Complete Relief from Migraine

Types of Migraine

Chronic Migraine

Chronic migraine (CM) best characterizes those patients with a history of migraine who experience headache more than half the time. The following criteria for CM have been put forth by the International Headache Society:

  • Headache, of either tension-type and/or migraine quality, occurs on ≥15 days per month for at least 3 months.
  • On ≥8 days per month the patient experiences the pain and associated symptoms of migraine without aura and/or treats and experiences relief before the expected development of symptoms.
  • No medication overuse.

Refractory Migraine (RM)

Despite advances in headache therapies, there remains a group of sufferers with refractory (intractable, treatment - resistant) headache who fail to respond to or cannot tolerate current evidence – based treatments. Although the concept of Refractory Headache (RH) has a long history, there have been few attempts to formalize an operational definition. The International Classification of Headache Disorders, Second Edition (ICHD - 2) does not include a definition for RH. Certain migraines are labelled as refractory, but the entity lacks a well – accepted operational definition. Efforts are now been made to reach a consensus on refractory migraine which includes – persistent and disabling migraine despite several adequate management trials.

The RM patients must meet the ICHD – 2 criteria for migraine or chronic migraine respectively.

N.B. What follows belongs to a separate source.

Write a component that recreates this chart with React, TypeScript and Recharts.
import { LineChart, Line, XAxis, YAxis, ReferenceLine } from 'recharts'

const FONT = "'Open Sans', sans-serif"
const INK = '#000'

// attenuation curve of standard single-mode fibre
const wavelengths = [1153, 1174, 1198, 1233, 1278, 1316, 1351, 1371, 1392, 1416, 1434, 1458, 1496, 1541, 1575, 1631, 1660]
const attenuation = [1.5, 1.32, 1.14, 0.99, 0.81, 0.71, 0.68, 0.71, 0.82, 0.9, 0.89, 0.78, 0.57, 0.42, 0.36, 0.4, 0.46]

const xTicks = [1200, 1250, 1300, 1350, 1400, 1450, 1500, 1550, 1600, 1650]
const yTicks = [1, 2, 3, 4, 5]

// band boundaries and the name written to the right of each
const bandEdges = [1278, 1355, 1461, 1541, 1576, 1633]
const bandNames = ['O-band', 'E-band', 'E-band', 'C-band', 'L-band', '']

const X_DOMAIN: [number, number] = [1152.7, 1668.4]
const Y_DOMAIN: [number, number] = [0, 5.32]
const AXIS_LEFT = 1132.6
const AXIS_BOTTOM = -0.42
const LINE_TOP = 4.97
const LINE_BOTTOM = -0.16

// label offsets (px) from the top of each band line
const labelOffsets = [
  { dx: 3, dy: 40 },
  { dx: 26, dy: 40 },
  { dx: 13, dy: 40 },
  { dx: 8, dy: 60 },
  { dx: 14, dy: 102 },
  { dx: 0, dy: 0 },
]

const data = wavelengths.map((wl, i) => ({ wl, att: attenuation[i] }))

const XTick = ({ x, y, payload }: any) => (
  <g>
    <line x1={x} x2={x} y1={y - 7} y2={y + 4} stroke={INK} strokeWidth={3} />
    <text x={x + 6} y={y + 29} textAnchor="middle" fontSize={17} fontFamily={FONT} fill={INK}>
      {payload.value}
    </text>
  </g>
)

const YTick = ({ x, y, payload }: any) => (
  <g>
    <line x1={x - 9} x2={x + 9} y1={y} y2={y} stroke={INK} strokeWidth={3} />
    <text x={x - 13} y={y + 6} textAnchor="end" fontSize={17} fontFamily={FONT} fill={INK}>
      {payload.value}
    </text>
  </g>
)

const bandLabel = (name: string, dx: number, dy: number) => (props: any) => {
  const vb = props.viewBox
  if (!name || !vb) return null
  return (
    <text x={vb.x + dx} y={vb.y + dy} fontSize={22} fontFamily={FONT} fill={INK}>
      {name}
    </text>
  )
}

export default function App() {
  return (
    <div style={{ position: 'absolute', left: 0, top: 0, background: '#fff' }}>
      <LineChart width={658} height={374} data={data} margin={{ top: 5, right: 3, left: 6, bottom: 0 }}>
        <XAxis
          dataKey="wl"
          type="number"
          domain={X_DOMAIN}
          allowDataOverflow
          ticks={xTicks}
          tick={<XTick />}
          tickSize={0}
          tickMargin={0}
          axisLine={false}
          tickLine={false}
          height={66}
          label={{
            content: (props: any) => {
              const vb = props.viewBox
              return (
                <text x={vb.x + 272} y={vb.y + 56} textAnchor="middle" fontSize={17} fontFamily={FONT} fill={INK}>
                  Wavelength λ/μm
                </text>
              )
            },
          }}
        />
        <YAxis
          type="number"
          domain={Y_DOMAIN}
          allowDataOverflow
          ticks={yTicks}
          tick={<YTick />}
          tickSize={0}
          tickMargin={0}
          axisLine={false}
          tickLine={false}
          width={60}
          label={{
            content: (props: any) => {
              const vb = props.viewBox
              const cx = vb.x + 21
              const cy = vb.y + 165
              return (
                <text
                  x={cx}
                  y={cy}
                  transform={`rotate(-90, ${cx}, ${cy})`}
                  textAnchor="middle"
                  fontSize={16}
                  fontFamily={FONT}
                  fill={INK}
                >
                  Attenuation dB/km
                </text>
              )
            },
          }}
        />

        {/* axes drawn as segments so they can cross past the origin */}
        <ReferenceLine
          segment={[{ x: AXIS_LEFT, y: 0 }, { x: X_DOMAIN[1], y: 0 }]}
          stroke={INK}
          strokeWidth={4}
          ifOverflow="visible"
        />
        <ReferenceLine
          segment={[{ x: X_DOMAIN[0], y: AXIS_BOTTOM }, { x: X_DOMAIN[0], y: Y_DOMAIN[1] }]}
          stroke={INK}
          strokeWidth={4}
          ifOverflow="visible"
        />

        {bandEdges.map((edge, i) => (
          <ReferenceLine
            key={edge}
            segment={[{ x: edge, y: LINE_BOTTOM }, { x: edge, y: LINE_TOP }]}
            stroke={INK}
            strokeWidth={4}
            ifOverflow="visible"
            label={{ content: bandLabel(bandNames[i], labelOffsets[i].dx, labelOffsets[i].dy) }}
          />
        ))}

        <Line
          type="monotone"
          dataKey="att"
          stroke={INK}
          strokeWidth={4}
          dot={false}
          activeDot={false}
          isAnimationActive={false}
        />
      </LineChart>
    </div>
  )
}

  • Headaches need to cause significant interference with function or quality of life despite modification of triggers, lifestyle factors, and adequate trials of acute and preventive medicines with established efficacy.
  • The patient fails 3-4 adequate trials of preventive medicines, alone or in combination, from at least 2 of 4 drug classes including: beta – blockers, anticonvulsants, tricylics and calcium channel blockers. Patients must also fail adequate trials of abortive medicines, including both a triptan and dihydroergotamine (DHE) intranasal or injectable formulations and either nonsteroidal anti – inflammatory drugs (NSAIDs) or combination analgesic, unless contraindicated. An adequate trial is defined as a period of time during which an appropriate dose of medication is administered, typically at least 2 months at optimal or maximum – tolerated dose, unless terminated early due to adverse effects.
  • Modifiers for the presence or absence of medication overuse, and with or without significant disability.

  • Reference:
    1. Morris L. Refractory headache: classification and nomenclature. Headache 2008; 48:783-90
    2. Schulman EA, Lake AE 3rd, Goadsby PJ, Peterlin BL, Siegel SE, Markley HG, Lipton RB, Defining refractory migraine and refractory chronic migraine: proposed criteria from the refractory Headache Special Interest Section of the American Headache Society. Headache 2008; 48(6):778 – 82.

Rebound/Medication Overuse Migraine

  • Analgesic agents are prescription or over-the-counter medications used to control pain including migraine and other types of headaches. When used on a daily or near daily basis, these analgesics can perpetuate the headache process. They may decrease the intensity of the pain for a few hours; however, they appear to feed into the pain system in such a way that chronic headaches may result.
  • The medication overuse headache (MOH) may feel like a dull, tension-type headache or may be a more severe migraine-like headache. Other medication taken to prevent or treat the headaches may not be effective while analgesics are being overused. MOH can occur with most analgesics but are more likely with products containing caffeine or butalbital.
  • Unless the overused analgesics are completely discontinued, the chronic headache is likely to continue unabated. Usually when analgesics are discontinued the headache may get worse for several days and the sufferer may experience nausea or vomiting. However, after a period of three to five days, sometimes longer, these symptoms begin to improve. Preventive medication will be needed to reduce the need for analgesics. For those patients willing to persevere, the headaches will gradually improve as response to more appropriate medication occurs. Most patients are able to stop the use of analgesics at home under physician supervision, but some find it difficult and may require hospitalization. If you have overused analgesics, you are at high risk of relapsing and using too many analgesics again in the future.
  • Medications such as ergots, triptans, opioids and barbiturates should not be used more than ten days per month. Simple analgesics should not be used for more than 15 days per month. By observing these limits patients will reduce the risk of MOH.